Exercise objective
Only the lines from the start up to and including the line containing "import plotly.graph_objects as go" should be repeated, word for word.

⁂

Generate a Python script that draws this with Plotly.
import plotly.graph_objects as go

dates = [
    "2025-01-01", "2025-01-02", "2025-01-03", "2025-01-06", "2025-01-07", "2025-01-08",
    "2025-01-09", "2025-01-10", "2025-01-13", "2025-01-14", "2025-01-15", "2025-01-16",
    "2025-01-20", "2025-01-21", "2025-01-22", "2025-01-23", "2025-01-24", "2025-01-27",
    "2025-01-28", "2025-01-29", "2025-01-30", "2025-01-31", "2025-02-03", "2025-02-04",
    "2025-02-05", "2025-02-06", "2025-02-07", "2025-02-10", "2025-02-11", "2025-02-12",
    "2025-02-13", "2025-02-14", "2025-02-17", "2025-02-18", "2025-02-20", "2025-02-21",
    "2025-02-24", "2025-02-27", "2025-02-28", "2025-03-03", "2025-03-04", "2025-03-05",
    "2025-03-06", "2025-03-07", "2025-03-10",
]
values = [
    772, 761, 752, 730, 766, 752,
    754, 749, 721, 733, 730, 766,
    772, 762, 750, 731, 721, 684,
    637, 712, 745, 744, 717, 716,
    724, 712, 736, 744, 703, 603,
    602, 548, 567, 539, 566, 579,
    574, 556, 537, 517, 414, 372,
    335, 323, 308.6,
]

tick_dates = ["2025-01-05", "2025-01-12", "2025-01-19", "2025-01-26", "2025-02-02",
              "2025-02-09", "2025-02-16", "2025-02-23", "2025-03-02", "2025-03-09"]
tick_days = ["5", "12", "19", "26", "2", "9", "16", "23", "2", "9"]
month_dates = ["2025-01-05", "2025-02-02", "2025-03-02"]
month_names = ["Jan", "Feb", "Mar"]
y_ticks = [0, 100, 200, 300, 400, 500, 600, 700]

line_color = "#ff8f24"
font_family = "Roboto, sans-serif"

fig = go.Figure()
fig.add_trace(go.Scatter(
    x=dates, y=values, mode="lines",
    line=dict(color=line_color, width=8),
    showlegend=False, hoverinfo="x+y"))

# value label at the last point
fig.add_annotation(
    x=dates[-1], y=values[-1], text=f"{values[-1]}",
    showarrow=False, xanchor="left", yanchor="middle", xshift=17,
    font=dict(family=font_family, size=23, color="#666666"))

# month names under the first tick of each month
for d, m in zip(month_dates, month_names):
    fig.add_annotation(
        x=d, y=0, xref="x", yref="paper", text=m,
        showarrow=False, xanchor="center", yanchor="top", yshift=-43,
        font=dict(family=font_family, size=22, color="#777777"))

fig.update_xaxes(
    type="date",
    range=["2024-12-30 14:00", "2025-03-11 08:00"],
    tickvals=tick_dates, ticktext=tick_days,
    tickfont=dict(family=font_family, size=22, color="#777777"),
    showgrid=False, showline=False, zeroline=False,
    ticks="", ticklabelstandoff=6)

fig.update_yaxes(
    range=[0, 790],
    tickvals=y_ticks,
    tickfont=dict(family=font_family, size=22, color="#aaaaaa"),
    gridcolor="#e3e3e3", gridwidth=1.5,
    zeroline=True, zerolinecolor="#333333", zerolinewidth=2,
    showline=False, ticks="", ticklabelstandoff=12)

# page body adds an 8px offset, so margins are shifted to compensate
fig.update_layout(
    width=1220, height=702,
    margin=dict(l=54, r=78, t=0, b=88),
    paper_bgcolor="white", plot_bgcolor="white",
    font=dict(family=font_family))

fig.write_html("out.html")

⁂

Exercise solution
Generate a Python script that draws this with Plotly.
import plotly.graph_objects as go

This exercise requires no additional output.